Retype, word for word, the lines from the first line of the entries through the line that holds "Chart.defaults.color = corTexto;"; leave out the pictures.

++++ Extracted records

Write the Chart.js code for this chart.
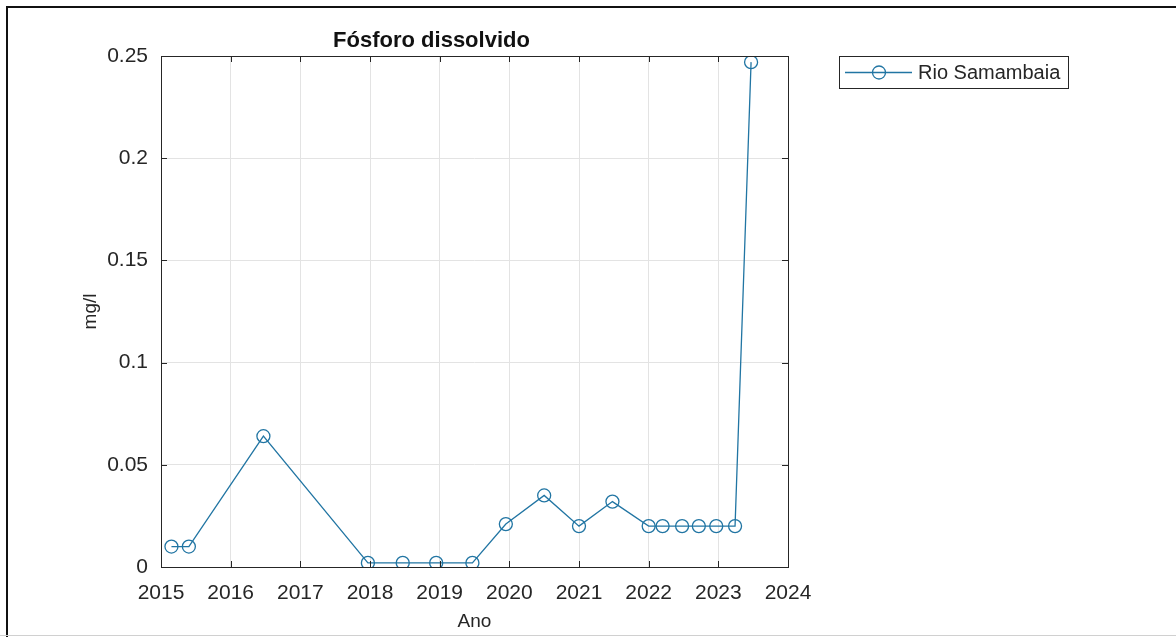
<!DOCTYPE html>
<html>
<head>
<meta charset="utf-8">
<script src="https://cdn.jsdelivr.net/npm/chart.js@4"></script>
<style>
  html, body { margin: 0; padding: 0; background: #fff; }
</style>
</head>
<body>
<canvas id="grafico" width="1176" height="637"></canvas>
<script>
// dados
const anos = [2015.15, 2015.40, 2016.47, 2017.97, 2018.47, 2018.95, 2019.47, 2019.95, 2020.50,
              2021.00, 2021.48, 2022.00, 2022.20, 2022.48, 2022.72, 2022.97, 2023.24, 2023.47];
const valores = [0.010, 0.010, 0.064, 0.002, 0.002, 0.002, 0.002, 0.021, 0.035,
                 0.020, 0.032, 0.020, 0.020, 0.020, 0.020, 0.020, 0.020, 0.247];
const ticksX = [2015, 2016, 2017, 2018, 2019, 2020, 2021, 2022, 2023, 2024];
const ticksY = ['0', '0.05', '0.1', '0.15', '0.2', '0.25'];
const serie = 'Rio Samambaia';

const corLinha = '#2175a3';
const corTexto = '#262626';
const fonte = "'Liberation Sans', Arial, sans-serif";

Chart.defaults.font.family = fonte;
Chart.defaults.color = corTexto;

// moldura externa, caixa do gráfico, marcas internas e legenda
const molduraPlugin = {
    id: 'moldura',
    beforeDraw(chart) {
        const c = chart.ctx;
        c.save();
        c.fillStyle = '#fff';
        c.fillRect(0, 0, chart.width, chart.height);
        c.strokeStyle = '#111';
        c.lineWidth = 2;
        c.beginPath();
        c.moveTo(7, chart.height);
        c.lineTo(7, 7);
        c.lineTo(chart.width, 7);
        c.stroke();
        c.strokeStyle = '#d0d0d0';
        c.lineWidth = 1;
        c.beginPath();
        c.moveTo(0, 635.5);
        c.lineTo(chart.width, 635.5);
        c.stroke();
        c.restore();
    },
    afterDatasetsDraw(chart) {
        const c = chart.ctx;
        const a = chart.chartArea;
        const sx = chart.scales.x, sy = chart.scales.y;
        c.save();
        c.strokeStyle = corTexto;
        c.lineWidth = 1;
        c.strokeRect(Math.round(a.left) + 0.5, Math.round(a.top) + 0.5,
                     Math.round(a.right - a.left), Math.round(a.bottom - a.top));
        c.beginPath();
        sx.ticks.forEach(t => {
            const px = Math.round(sx.getPixelForValue(t.value)) + 0.5;
            c.moveTo(px, a.bottom); c.lineTo(px, a.bottom - 6);
            c.moveTo(px, a.top); c.lineTo(px, a.top + 6);
        });
        sy.ticks.forEach(t => {
            const py = Math.round(sy.getPixelForValue(t.value)) + 0.5;
            c.moveTo(a.left, py); c.lineTo(a.left + 6, py);
            c.moveTo(a.right, py); c.lineTo(a.right - 6, py);
        });
        c.stroke();

        // legenda
        const lx = 839.5, ly = 56.5, lw = 229, lh = 32;
        c.fillStyle = '#fff';
        c.fillRect(lx, ly, lw, lh);
        c.strokeStyle = corTexto;
        c.strokeRect(lx, ly, lw, lh);
        const my = ly + lh / 2;
        c.strokeStyle = corLinha;
        c.lineWidth = 1.3;
        c.beginPath();
        c.moveTo(845, my); c.lineTo(912, my);
        c.stroke();
        c.beginPath();
        c.arc(879, my, 6.5, 0, Math.PI * 2);
        c.stroke();
        c.fillStyle = corTexto;
        c.font = '20px ' + fonte;
        c.textBaseline = 'middle';
        c.textAlign = 'left';
        c.fillText(chart.data.datasets[0].label, 918, my + 1);
        c.restore();
    }
};

const ctx = document.getElementById('grafico').getContext('2d');
new Chart(ctx, {
    type: 'line',
    data: {
        datasets: [{
            label: serie,
            data: anos.map((a, i) => ({ x: a, y: valores[i] })),
            borderColor: corLinha,
            borderWidth: 1.3,
            pointStyle: 'circle',
            pointRadius: 6.5,
            pointBorderWidth: 1.3,
            pointBorderColor: corLinha,
            pointBackgroundColor: 'rgba(0,0,0,0)',
            tension: 0,
            fill: false
        }]
    },
    options: {
        responsive: false,
        animation: false,
        layout: {
            padding: { left: 75, right: 388, top: 28, bottom: 0 }
        },
        plugins: {
            legend: { display: false },
            tooltip: { enabled: false },
            title: {
                display: true,
                text: 'Fósforo dissolvido',
                color: '#111',
                font: { size: 22, weight: 'bold' },
                padding: { top: 0, bottom: 1.6 }
            }
        },
        scales: {
            x: {
                type: 'linear',
                min: ticksX[0],
                max: ticksX[ticksX.length - 1],
                afterBuildTicks(scale) {
                    scale.ticks = ticksX.map(v => ({ value: v }));
                },
                afterFit(scale) { scale.height = 70; },
                grid: { color: '#e3e3e3', drawTicks: false },
                border: { display: false },
                ticks: {
                    font: { size: 21 },
                    color: corTexto,
                    padding: 14,
                    maxRotation: 0,
                    callback: v => String(v)
                },
                title: {
                    display: true,
                    text: 'Ano',
                    font: { size: 19 },
                    color: corTexto,
                    padding: { top: 4, bottom: 4 }
                }
            },
            y: {
                min: 0,
                max: 0.25,
                afterBuildTicks(scale) {
                    scale.ticks = ticksY.map(v => ({ value: parseFloat(v) }));
                },
                afterFit(scale) { scale.width = 86; },
                grid: { color: '#e3e3e3', drawTicks: false },
                border: { display: false },
                ticks: {
                    font: { size: 21 },
                    color: corTexto,
                    padding: 13,
                    callback: (v, i) => ticksY[i]
                },
                title: {
                    display: true,
                    text: 'mg/l',
                    font: { size: 19 },
                    color: corTexto,
                    padding: { top: 4, bottom: 4 }
                }
            }
        }
    },
    plugins: [molduraPlugin]
});
</script>
</body>
</html>
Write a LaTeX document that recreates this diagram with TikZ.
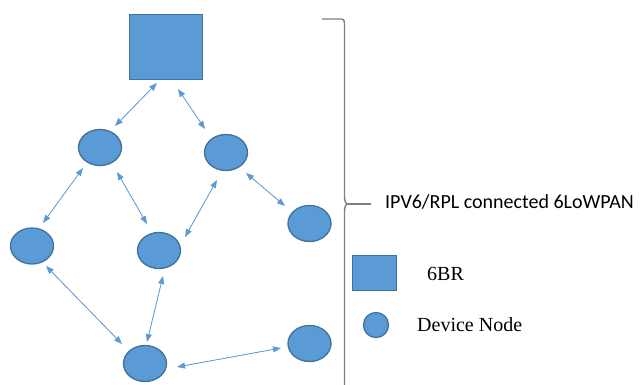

++++++++

### Solved exercise:
Write the Chart.js code for this chart.
<!DOCTYPE html>
<html>
<head>
<meta charset="utf-8">
<script src="https://cdn.jsdelivr.net/npm/chart.js@4"></script>
<style>
  html, body { margin: 0; padding: 0; background: #fff; }
</style>
</head>
<body>
<canvas id="grafico" width="1176" height="637"></canvas>
<script>
// dados
const anos = [2015.15, 2015.40, 2016.47, 2017.97, 2018.47, 2018.95, 2019.47, 2019.95, 2020.50,
              2021.00, 2021.48, 2022.00, 2022.20, 2022.48, 2022.72, 2022.97, 2023.24, 2023.47];
const valores = [0.010, 0.010, 0.064, 0.002, 0.002, 0.002, 0.002, 0.021, 0.035,
                 0.020, 0.032, 0.020, 0.020, 0.020, 0.020, 0.020, 0.020, 0.247];
const ticksX = [2015, 2016, 2017, 2018, 2019, 2020, 2021, 2022, 2023, 2024];
const ticksY = ['0', '0.05', '0.1', '0.15', '0.2', '0.25'];
const serie = 'Rio Samambaia';

const corLinha = '#2175a3';
const corTexto = '#262626';
const fonte = "'Liberation Sans', Arial, sans-serif";

Chart.defaults.font.family = fonte;
Chart.defaults.color = corTexto;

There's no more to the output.